The U.S. Must Stop Deporting Haitians

A Haitian deported from the U.S. carries a child down the boarding stairs as he is returned to Haiti in May.

More than 25,000 Haitians have been deported back to Haiti since President Biden took office, despite the U.S. Embassy in Haiti and other Washington emissaries publicly acknowledging the nation’s grave crisis, especially in the region surrounding the capital, Port-au-Prince.

Ongoing gang violence, street kidnappings, and insecurity have become a humanitarian crisis in Haiti, decried by many human rights groups. Nonetheless, U.S. immigration services continue to repatriate Haitians every week, almost daily, as reported by many news outlets.

It is unacceptable that Washington categorically denies Haitians the right and opportunity to seek refuge or asylum in the U.S..

Despite candidate Biden’s condemnation of Trump’s immigration policies, his administration has maintained the status quo and not demonstrated any compassion or empathy toward the Haitians fleeing their country because of political chaos and the current humanitarian crisis.

Despite candidate Biden’s condemnation of Trump’s immigration policies, his administration has maintained the status quo

The Haitian people and their allies are demanding fair treatment of undocumented Haitians in the United States and an immediate end to their deportation. The Biden administration should allow Haitian refugees to stay in the United States with dignity and without fear while the Haitian people work to overcome their political crisis, which has only sharpened since President Jovenel Moïse’s murder 11 months ago, and put an end to gang violence and kidnappings.

As reported by many news outlets, at least five areas in the Port-au-Prince metropolitan region are primarily controlled by criminal gangs, including popular neighborhoods such as Martissant, Cité de Dieu, Croix-des-Bouquets, Butte Boyer, Croix-des-Missions, Marecage, and Mapou, as well as some areas in Torcelle and, more recently, La Plaine. Many people had to leave their homes, some of which gangs have taken over. Schools and businesses in some of those areas remain closed. Some residents of those areas have described the experience like “living in hell” and despaired that “our children have no future in Haiti.”

As a result, many Haitians have fled the country by boat and arrived in Florida. Unfortunately, although they are “asylum seekers” hoping for a fair trial before a U.S. immigration judge, they are almost all automatically sent back to Haiti upon landing.

“Since June, armed groups have forced the displacement of over 20,000 Haitians from their homes in Martissant and surrounding communities,” reports the Miami Herald. Now, more people have been displaced because of the escalation of gang violence north of the capital.

“Since September, more than 25,000 Haitians have been expelled from the United States and returned to Haiti,” The New York Times reported on Jun. 9, 2022 in an article entitled “U.S. Accelerated Expulsions of Haitian Migrants in May.”

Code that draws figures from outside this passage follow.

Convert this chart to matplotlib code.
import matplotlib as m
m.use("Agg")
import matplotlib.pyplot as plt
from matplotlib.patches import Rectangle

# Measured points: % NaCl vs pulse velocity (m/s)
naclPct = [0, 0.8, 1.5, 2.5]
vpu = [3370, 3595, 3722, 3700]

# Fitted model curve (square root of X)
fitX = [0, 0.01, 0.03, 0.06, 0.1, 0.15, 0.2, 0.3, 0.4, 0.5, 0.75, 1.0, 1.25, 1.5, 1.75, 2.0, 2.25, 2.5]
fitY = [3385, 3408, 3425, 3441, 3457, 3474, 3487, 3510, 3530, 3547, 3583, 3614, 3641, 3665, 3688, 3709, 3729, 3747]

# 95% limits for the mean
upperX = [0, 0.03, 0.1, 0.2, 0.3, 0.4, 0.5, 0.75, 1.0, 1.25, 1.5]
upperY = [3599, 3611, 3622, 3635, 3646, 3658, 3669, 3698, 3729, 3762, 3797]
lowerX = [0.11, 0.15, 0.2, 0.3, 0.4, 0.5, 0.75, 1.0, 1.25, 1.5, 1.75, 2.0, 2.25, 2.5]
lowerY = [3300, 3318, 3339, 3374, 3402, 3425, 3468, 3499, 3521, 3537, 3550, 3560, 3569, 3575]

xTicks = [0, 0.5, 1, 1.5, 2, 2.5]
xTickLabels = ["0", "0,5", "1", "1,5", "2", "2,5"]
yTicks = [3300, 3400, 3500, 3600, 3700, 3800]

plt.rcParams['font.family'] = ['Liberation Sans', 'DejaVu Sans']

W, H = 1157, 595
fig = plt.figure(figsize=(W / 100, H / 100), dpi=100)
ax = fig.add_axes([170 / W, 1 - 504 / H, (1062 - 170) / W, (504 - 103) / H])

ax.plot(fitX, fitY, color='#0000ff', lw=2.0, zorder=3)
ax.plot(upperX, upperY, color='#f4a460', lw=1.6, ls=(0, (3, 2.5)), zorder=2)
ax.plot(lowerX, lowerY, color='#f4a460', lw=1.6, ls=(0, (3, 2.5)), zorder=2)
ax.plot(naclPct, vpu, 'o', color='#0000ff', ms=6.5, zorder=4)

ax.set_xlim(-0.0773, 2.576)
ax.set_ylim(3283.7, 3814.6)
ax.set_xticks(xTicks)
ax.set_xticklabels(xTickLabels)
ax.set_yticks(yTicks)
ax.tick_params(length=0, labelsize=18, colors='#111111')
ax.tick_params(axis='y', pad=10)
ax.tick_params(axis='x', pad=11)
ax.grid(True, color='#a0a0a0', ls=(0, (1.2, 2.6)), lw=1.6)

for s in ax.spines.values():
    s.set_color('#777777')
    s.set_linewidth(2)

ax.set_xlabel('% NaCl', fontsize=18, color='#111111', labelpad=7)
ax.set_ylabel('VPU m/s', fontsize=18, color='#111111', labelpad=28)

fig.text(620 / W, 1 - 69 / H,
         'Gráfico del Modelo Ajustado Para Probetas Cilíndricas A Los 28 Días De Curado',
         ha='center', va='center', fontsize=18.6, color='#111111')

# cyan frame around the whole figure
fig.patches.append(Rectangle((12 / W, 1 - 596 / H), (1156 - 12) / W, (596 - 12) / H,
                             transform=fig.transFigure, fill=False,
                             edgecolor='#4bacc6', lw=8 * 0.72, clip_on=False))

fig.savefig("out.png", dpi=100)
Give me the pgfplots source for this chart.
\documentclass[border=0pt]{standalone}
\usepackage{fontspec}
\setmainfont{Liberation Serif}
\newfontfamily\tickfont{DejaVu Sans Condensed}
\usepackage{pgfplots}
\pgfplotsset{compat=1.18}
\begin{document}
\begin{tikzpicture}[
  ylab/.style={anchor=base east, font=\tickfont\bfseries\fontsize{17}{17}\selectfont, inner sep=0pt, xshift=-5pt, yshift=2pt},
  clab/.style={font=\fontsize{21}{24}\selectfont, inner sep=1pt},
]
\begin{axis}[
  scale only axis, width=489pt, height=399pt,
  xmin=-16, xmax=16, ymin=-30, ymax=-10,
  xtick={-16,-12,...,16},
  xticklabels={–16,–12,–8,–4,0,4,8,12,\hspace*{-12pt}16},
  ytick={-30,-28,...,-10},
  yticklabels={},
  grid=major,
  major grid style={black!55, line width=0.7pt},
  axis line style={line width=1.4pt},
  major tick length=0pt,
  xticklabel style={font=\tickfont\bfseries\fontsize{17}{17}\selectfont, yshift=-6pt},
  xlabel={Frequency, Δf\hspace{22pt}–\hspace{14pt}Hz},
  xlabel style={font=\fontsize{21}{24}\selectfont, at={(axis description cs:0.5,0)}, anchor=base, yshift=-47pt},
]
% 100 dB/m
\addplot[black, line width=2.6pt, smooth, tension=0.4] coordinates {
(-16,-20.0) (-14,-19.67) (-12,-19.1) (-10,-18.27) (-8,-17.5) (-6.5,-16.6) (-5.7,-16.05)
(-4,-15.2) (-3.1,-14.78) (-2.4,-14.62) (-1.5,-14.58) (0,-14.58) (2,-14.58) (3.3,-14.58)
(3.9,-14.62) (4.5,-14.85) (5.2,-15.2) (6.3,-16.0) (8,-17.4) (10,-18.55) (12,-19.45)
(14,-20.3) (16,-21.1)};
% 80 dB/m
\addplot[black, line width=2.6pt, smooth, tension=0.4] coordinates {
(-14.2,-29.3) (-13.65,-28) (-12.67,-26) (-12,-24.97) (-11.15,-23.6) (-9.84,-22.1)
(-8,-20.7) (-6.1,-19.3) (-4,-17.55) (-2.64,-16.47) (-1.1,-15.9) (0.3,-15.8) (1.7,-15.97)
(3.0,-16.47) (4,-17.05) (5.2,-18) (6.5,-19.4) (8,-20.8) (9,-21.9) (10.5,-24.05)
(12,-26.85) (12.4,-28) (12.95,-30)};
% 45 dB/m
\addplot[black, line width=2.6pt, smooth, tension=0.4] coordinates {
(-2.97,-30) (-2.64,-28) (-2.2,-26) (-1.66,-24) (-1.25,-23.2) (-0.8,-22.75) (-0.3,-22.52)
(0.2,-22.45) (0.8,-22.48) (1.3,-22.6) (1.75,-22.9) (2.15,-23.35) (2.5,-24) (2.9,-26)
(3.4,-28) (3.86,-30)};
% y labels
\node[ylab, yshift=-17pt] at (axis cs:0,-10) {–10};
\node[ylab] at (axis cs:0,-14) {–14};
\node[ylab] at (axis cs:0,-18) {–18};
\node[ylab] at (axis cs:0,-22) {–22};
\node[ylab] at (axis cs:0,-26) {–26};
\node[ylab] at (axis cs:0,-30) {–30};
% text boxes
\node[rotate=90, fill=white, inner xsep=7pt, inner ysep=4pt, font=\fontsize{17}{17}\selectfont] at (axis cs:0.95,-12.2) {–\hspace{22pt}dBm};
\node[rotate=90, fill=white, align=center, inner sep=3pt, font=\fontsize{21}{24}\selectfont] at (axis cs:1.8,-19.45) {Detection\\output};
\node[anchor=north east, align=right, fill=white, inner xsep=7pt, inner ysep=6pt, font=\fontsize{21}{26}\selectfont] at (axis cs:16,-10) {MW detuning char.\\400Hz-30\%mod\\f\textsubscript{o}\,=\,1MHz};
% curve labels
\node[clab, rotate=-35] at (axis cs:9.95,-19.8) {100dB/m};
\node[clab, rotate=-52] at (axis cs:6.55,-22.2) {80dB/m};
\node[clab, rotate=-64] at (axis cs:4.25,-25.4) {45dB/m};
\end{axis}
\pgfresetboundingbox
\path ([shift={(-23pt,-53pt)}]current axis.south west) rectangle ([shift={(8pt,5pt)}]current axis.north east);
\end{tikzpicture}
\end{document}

“There does not appear to be an end in sight,” the article continues. “Recently, anticipating a change in border policy that has been put on hold, more Haitians have waited in northern Mexico with plans to cross the border and ask for asylum — a legal right that has been blocked since the beginning of the pandemic.”

The article also addresses the 15,000 Haitians who crossed the Mexican border into Del Rio, Texas last September. “That month, the United States sent a record 58 expulsion flights to Haiti, according to data collected by the International Organization for Migration, which tracks the flights.”

The Trump administration concocted the pretext of Title 42, an obscure provision of U.S. health law that supposedly justifies the immediate deportation of asylum seekers on the grounds that they may carry COVID-19. That the Biden administration continues this practice is both hypocritical and outrageous.

This is not the moment to remain silent and passive. Haitians, Haitian-Americans, and friends of Haiti must join forces to stop the deportation of Haitian refugees and demand that they be treated humanely as they await a chance to make their case to an immigration judge in a fair trial.

Celucien L. Joseph, PhD, is Associate Professor of English at Indian River State College. His most recent books include “Between Two Worlds: Jean Price-Mars, Haiti, and Africa” (2018) and “Revolutionary Change and Democratic Religion: Christianity, Vodou, and Secularism” (2020). He is the Board Secretary of the Haitian Studies Association.